My Ag Teacher Never Made Me Go To The Shop! Pre-Service Teacher’s Perceived Self-Efficacy in Mechanics Skills Change Through Experience.
DOI:
https://doi.org/10.5032/jae.2022.03283Keywords:
agricultural mechanics, pre-service teachers, self-confidenceAbstract
The purpose of this study was to determine students’ perceived confidence in mechanics skills increases through exploration and enlargement of the college education experience. This paper describes the relationship between West Virginia University first-semester agricultural education pre-service teachers’ perception of their confidence in specific woodworking skills and who the student considered to be their primary instructor of woodworking-based skills, (university faculty, schoolteachers, family/friends, the student themselves) as they entered the teacher preparation program.
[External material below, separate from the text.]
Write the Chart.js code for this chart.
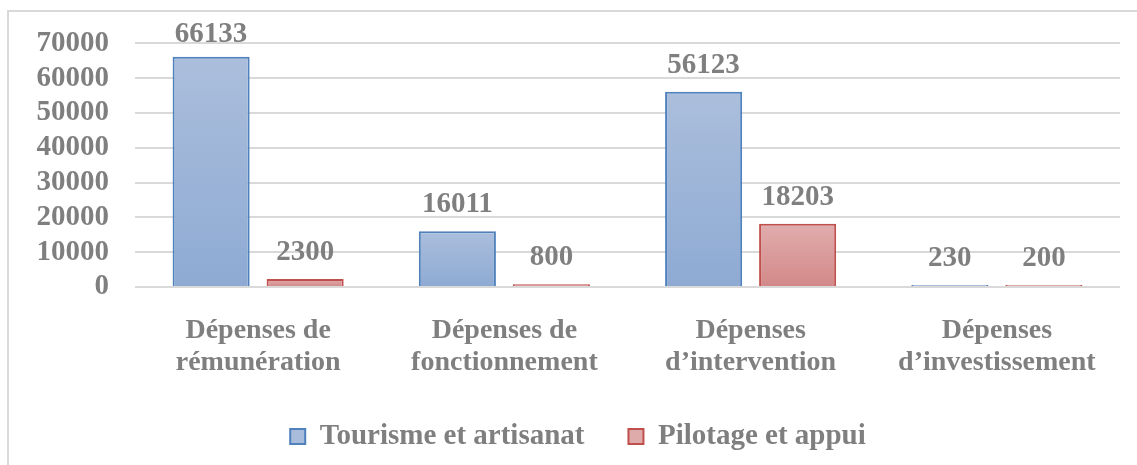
<!DOCTYPE html>
<html>
<head>
<meta charset="utf-8">
<script src="https://cdn.jsdelivr.net/npm/chart.js@4.4.1/dist/chart.umd.min.js"></script>
<style>
  html, body { margin: 0; padding: 0; background: #ffffff; }
  #wrap { position: relative; width: 1137px; height: 465px; }
</style>
</head>
<body>
<div id="wrap"><canvas id="c" width="1137" height="465"></canvas></div>
<script>
const categories = [
  ["Dépenses de", "rémunération"],
  ["Dépenses de", "fonctionnement"],
  ["Dépenses", "d’intervention"],
  ["Dépenses", "d’investissement"]
];
const seriesNames = ["Tourisme et artisanat", "Pilotage et appui"];
const tourismeValues = [66133, 16011, 56123, 230];
const pilotageValues = [2300, 800, 18203, 200];
const yTickStep = 10000;
const yMax = 70000;

const FONT = '"Liberation Serif", "Times New Roman", serif';
const TEXT = '#7f7f7f';

function gradFill(top, bottom) {
  return function (ctx) {
    const chart = ctx.chart;
    if (!chart.chartArea || ctx.type !== 'data') return top;
    const y = chart.scales.y;
    const v = ctx.raw;
    const y0 = y.getPixelForValue(0);
    const y1 = y.getPixelForValue(v);
    if (!isFinite(y0) || !isFinite(y1) || Math.abs(y0 - y1) < 1) return top;
    const g = chart.ctx.createLinearGradient(0, y1, 0, y0);
    g.addColorStop(0, top);
    g.addColorStop(1, bottom);
    return g;
  };
}

const borderPlugin = {
  id: 'frame',
  beforeDraw(chart) {
    const c = chart.ctx;
    c.save();
    c.strokeStyle = '#d9d9d9';
    c.lineWidth = 2;
    c.beginPath();
    c.moveTo(8, 465);
    c.lineTo(8, 11);
    c.lineTo(1137, 11);
    c.stroke();
    c.restore();
  }
};

const labelPlugin = {
  id: 'valueLabels',
  afterDatasetsDraw(chart) {
    const c = chart.ctx;
    c.save();
    c.font = 'bold 29px ' + FONT;
    c.fillStyle = TEXT;
    c.textAlign = 'center';
    c.textBaseline = 'alphabetic';
    chart.data.datasets.forEach((ds, di) => {
      const meta = chart.getDatasetMeta(di);
      meta.data.forEach((el, i) => {
        const yb = Math.max(el.y - 19, 42);
        c.fillText(String(ds.data[i]), el.x, yb);
      });
    });
    c.restore();
  }
};

new Chart(document.getElementById('c'), {
  type: 'bar',
  data: {
    labels: categories,
    datasets: [
      {
        label: seriesNames[0],
        data: tourismeValues,
        backgroundColor: gradFill('#abbedc', '#8eaad3'),
        borderColor: '#4f81bd',
        borderWidth: 2,
        minBarLength: 2,
        legendFill: '#a9bcdb',
        categoryPercentage: 0.7635,
        barPercentage: 0.82
      },
      {
        label: seriesNames[1],
        data: pilotageValues,
        backgroundColor: gradFill('#e1adad', '#d38888'),
        borderColor: '#c0504d',
        borderWidth: 2,
        minBarLength: 2,
        legendFill: '#dfaaaa',
        categoryPercentage: 0.7635,
        barPercentage: 0.82
      }
    ]
  },
  options: {
    responsive: false,
    animation: false,
    devicePixelRatio: 1,
    layout: { padding: { top: 39, right: 17, bottom: 4, left: 36 } },
    scales: {
      x: {
        grid: { display: false, drawTicks: false },
        border: { display: false },
        ticks: {
          color: TEXT,
          font: { family: FONT, size: 28, weight: 'bold', lineHeight: 32 / 28 },
          padding: 28,
          maxRotation: 0,
          autoSkip: false
        },
        afterFit(scale) { scale.height = 91; }
      },
      y: {
        min: 0,
        max: yMax,
        grid: { color: '#d9d9d9', lineWidth: 2, drawTicks: false },
        border: { display: false },
        ticks: {
          stepSize: yTickStep,
          autoSkip: false,
          color: TEXT,
          font: { family: FONT, size: 29, weight: 'bold' },
          padding: 26,
          callback: (v) => String(v)
        },
        afterFit(scale) { scale.width = 99; }
      }
    },
    plugins: {
      legend: {
        position: 'bottom',
        labels: {
          color: TEXT,
          font: { family: FONT, size: 29, weight: 'bold' },
          boxWidth: 15,
          boxHeight: 15,
          padding: 44,
          generateLabels(chart) {
            return chart.data.datasets.map((ds, i) => ({
              text: ds.label,
              fillStyle: ds.legendFill,
              strokeStyle: ds.borderColor,
              lineWidth: 2,
              fontColor: TEXT,
              hidden: false,
              datasetIndex: i
            }));
          }
        }
      },
      tooltip: { enabled: false }
    }
  },
  plugins: [borderPlugin, labelPlugin]
});
</script>
</body>
</html>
Bandura’s theory of self-efficacy and social learning was adopted as the theoretical framework for this study. This study utilized a quantitative non-experimental survey research design. Quantitative methods and correlational analysis were employed to provide clarity. The homogeneous nature of the population provided no demographic variables of significance. The results of data analysis found that all participating students (n = 11) reported a higher level of self-confidence in selected woodworking skills after a sixteen-week-long course of agricultural mechanics education. Results of the Spearman’s (rs) correlation indicated that a highly significant relationship existed between students’ perception of self-confidence in woodworking (wood testing, identifying, measuring) and who the students perceived to be their primary teachers of woodworking as they finished the semester. No significant correlations existed at the beginning of the semester. By learning more about agricultural education students’ perception of learned woodworking skills, stakeholders will be better equipped to make up-to-date programming pronouncements about the long-term assessment of agricultural mechanics courses, and their relevance to the agricultural education curriculum.